On May 4, 2003, she greeted a patient with jaw pain and difficulty speaking.
She suspected an adverse drug reaction and asked the patient if she had taken
anything. The patient denied having taken anything. Still believing the patient was
having a drug reaction, she asked again about drug usage. The patient again denied
taking anything. Nevertheless, Dejean reported an adverse drug reaction to the duty
nurse. The patient’s daughter was angered by the suggestion that her mother was
using drugs and filed a complaint. Opelousas General subsequently terminated
Dejean’s employment.
Following her termination, Dejean applied for unemployment compensation
benefits. The Office of Employment Security denied her benefits after concluding
that she had been terminated for misconduct. At the hearing, only Dejean appeared.
Opelousas General mailed copies of Dejean’s personnel record that purported to show
prior instances of similar misconduct. The administrative law judge found that
Dejean had been properly terminated for misconduct and denied benefits. The
decision of the administrative law judge was affirmed by the Louisiana Board of
Review. The decisions of the administrative law judge and the Board of Review were
then affirmed by the Twenty-seventh Judicial District Court, Parish of St. Landry.
Dejean contends on appeal that: (1) the administrative ruling was not
supported by legally sufficient and competent evidence; and, in the alternative that (2) her conduct did not rise to the level of disqualifying misconduct. We note that the
Louisiana Department of Labor, an appellee, filed a brief in support of Dejean’s
contention in both this court and the court below. Opelousas General asks that the
lower court judgment be affirmed.
DISCUSSION
Dejean first contends that the ruling of the administrative law judge is not
supported by legally competent evidence in that only hearsay was offered to prove
misconduct by Dejean. We agree.
In Barber v. Administrator, Office of Employment Sec., 95-770, pp. 2-3
(La.App. 3 Cir. 12/6/95), 664 So.2d 844, 846-47, we discussed this same issue as
follows:
Under the provisions of La.R.S. 23:1634(B), our judicial review must be confined to questions of law. The findings of fact of the Board of Review are conclusive if supported by sufficient evidence and in the absence of fraud. Cox v. Lockwood, 373 So.2d 246 (La.App. 4 Cir. 1979). While our review does not entail the weighing of evidence, drawing of inferences, re-evaluation of evidence or substituting the views of this court for those of the Board of Review as to the correctness of the facts, there must be legal and competent evidence to support the factual findings on which the administrative determination turns. Banks v. Administrator of Dept. of Employment, 393 So.2d 696 (La.1981). The burden of proof rests with the employer to prove misconduct and, at the administrative law judge level, that burden is not overcome by hearsay evidence or ex parte statements. Weatherly Labs v. Adm’r, Office Emp. Sec., 94-317 (La.App. 3 Cir. 11/2/94), 649 So.2d 623.
....
As this court has previously noted, “Commencing with Lee v. Brown, 148 So.2d 321 (La.App. 3rd Cir.1962), it has been consistently held that although hearsay is admissible in an administrative hearing, it cannot be considered competent evidence and cannot be used in determining whether findings of the Board of Review are supported by “sufficient evidence” as required by statute. Schlesinger v. Administrator of Office Employment Sec. Dept. of Labor, 583 So.2d 100 (La.App. 3 Cir.1991).
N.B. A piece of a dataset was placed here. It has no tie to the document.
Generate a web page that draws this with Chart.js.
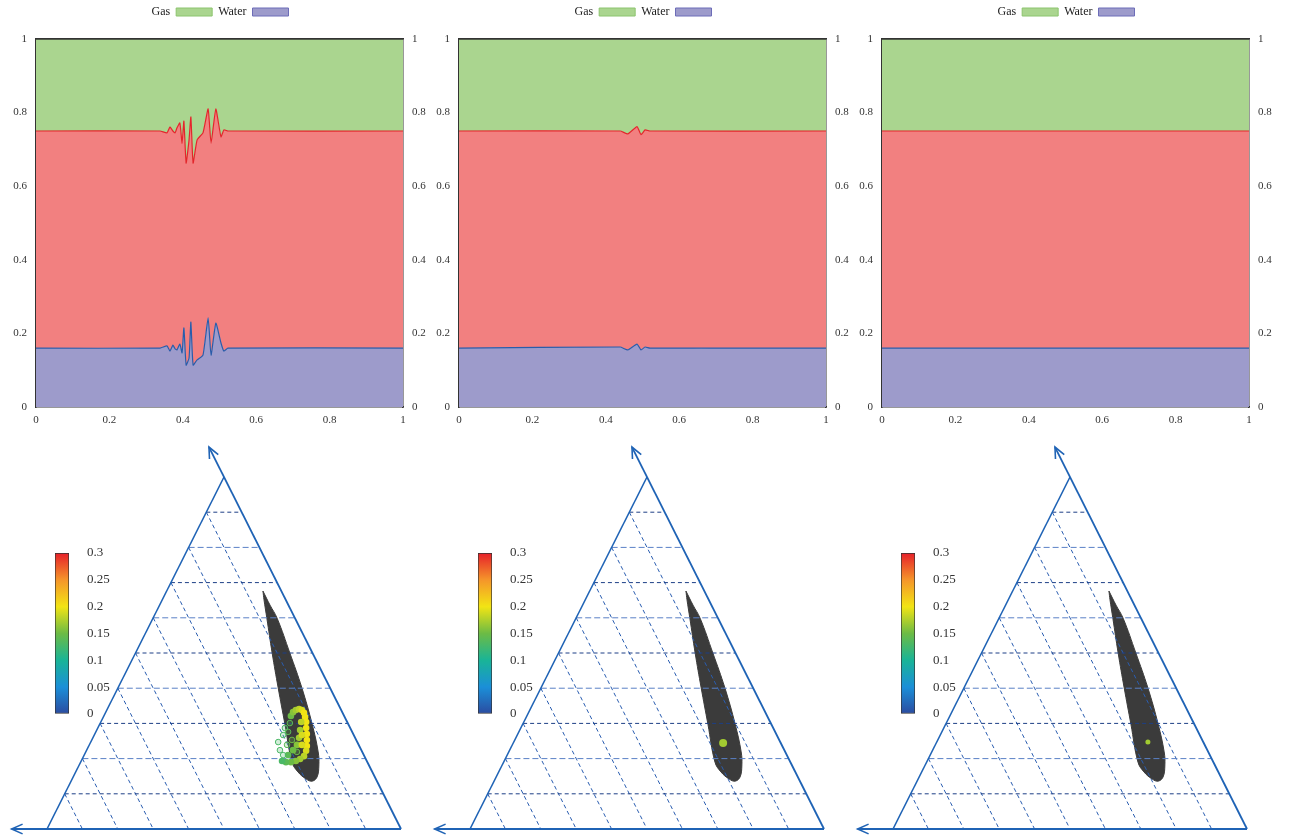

Opelousas General did not appear at the hearing and only submitted copies of
Dejean’s personnel records as evidence. These records are considered hearsay
2 because no custodian of the records or other qualified witness of the employer
testified. See La.Code Evid. art. 803(6). Accordingly, we find that no competent
legal evidence supporting a finding of misconduct was introduced at the hearing.
Therefore, Opelousas General failed to carry its burden of proof. The district court
erred in affirming the findings of the administrative law judge and the Louisiana
Review Board. This conclusion being dispositive, we need not address Dejean’s
remaining assignment.
DECREE
For the foregoing reasons, the judgment of the trial court is reversed. All costs
of these proceedings are taxed to Opelousas General Hospital.